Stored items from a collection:
[start]

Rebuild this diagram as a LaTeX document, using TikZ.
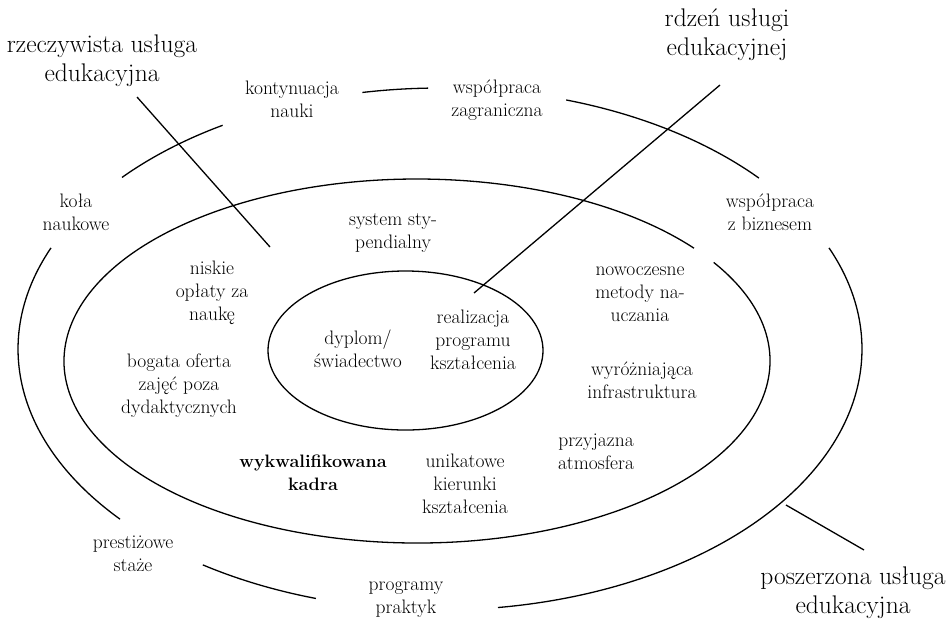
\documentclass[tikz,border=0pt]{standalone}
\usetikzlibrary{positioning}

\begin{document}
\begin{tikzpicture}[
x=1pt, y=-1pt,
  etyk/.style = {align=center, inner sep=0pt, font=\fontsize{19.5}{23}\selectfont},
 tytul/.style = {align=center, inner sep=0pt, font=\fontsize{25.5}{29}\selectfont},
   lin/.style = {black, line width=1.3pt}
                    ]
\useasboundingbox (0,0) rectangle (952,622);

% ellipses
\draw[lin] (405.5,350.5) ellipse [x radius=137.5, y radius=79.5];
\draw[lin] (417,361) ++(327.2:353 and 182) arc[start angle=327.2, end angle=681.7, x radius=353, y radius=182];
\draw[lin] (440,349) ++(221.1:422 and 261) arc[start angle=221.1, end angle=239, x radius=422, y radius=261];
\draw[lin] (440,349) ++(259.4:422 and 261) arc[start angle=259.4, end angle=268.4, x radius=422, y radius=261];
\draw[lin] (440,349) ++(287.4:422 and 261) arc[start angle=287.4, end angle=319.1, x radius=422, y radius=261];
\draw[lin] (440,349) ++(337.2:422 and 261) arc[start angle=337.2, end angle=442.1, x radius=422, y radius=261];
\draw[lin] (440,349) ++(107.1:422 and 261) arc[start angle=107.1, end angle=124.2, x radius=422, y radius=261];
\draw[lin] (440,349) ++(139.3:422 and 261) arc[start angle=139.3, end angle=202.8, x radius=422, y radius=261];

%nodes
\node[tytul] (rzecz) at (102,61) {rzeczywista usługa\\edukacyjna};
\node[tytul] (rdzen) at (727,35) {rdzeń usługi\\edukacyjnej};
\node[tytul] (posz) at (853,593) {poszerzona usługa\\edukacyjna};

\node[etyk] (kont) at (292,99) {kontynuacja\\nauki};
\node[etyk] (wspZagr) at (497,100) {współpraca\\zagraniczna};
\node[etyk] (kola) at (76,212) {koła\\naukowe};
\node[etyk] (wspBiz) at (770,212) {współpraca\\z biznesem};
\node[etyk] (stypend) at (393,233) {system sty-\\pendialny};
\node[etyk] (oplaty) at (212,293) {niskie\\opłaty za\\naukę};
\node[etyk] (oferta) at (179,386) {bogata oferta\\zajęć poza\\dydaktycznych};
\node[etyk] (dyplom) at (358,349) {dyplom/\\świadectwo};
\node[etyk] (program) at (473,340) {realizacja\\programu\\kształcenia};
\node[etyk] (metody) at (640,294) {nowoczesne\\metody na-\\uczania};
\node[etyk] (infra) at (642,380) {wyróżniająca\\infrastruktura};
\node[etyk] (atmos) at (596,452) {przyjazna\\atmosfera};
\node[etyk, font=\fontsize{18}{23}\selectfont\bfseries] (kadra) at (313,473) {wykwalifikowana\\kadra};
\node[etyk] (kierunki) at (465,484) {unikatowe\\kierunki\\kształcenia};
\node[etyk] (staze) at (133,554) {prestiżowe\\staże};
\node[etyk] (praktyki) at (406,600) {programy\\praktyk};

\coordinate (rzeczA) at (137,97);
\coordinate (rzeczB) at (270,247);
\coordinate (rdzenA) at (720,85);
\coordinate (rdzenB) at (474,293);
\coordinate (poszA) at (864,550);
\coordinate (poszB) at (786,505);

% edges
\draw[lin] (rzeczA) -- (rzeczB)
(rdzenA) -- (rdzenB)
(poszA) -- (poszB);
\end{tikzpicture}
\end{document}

[end]
[start]

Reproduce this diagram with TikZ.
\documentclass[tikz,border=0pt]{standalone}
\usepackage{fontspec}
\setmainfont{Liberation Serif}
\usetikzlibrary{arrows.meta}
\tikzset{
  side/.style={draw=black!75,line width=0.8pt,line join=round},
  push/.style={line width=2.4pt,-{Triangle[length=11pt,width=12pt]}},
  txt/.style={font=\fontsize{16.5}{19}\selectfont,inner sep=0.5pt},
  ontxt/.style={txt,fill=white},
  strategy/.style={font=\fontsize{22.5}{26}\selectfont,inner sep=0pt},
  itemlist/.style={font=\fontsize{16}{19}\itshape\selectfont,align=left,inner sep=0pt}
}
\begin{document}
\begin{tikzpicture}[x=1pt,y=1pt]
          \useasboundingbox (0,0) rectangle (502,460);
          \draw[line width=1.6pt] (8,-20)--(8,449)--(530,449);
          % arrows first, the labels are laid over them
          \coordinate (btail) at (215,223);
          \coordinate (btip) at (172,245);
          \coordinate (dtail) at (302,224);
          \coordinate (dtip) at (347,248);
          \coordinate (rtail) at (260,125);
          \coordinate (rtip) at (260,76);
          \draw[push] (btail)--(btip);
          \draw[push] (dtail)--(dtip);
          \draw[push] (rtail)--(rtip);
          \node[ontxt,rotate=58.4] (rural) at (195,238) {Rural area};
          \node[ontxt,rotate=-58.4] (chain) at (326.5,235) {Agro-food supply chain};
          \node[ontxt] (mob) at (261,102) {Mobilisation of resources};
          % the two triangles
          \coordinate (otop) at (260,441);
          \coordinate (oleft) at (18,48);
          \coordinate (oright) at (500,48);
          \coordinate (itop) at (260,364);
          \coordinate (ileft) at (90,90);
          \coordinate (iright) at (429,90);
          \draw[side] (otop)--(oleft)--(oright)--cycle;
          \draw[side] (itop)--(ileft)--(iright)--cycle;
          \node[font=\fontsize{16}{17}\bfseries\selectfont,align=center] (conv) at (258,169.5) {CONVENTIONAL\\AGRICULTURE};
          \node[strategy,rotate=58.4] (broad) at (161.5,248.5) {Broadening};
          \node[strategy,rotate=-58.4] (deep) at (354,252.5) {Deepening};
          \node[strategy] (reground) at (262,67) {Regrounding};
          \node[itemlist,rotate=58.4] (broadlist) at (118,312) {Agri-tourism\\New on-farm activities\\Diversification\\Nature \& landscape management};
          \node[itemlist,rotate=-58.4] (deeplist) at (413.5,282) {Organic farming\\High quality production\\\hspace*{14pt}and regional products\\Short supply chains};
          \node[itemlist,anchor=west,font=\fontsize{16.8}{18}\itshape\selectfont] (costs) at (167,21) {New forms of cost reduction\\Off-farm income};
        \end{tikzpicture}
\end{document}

[end]

_What is being asked_
The lines to reproduce run from the one above containing "Rebuild this diagram" through the one containing "(0,0) rectangle (952,622);". Copy them exactly and leave out all pictures.

_Solution below_
Rebuild this diagram as a LaTeX document, using TikZ.
\documentclass[tikz,border=0pt]{standalone}
\usetikzlibrary{positioning}

\begin{document}
\begin{tikzpicture}[
x=1pt, y=-1pt,
  etyk/.style = {align=center, inner sep=0pt, font=\fontsize{19.5}{23}\selectfont},
 tytul/.style = {align=center, inner sep=0pt, font=\fontsize{25.5}{29}\selectfont},
   lin/.style = {black, line width=1.3pt}
                    ]
\useasboundingbox (0,0) rectangle (952,622);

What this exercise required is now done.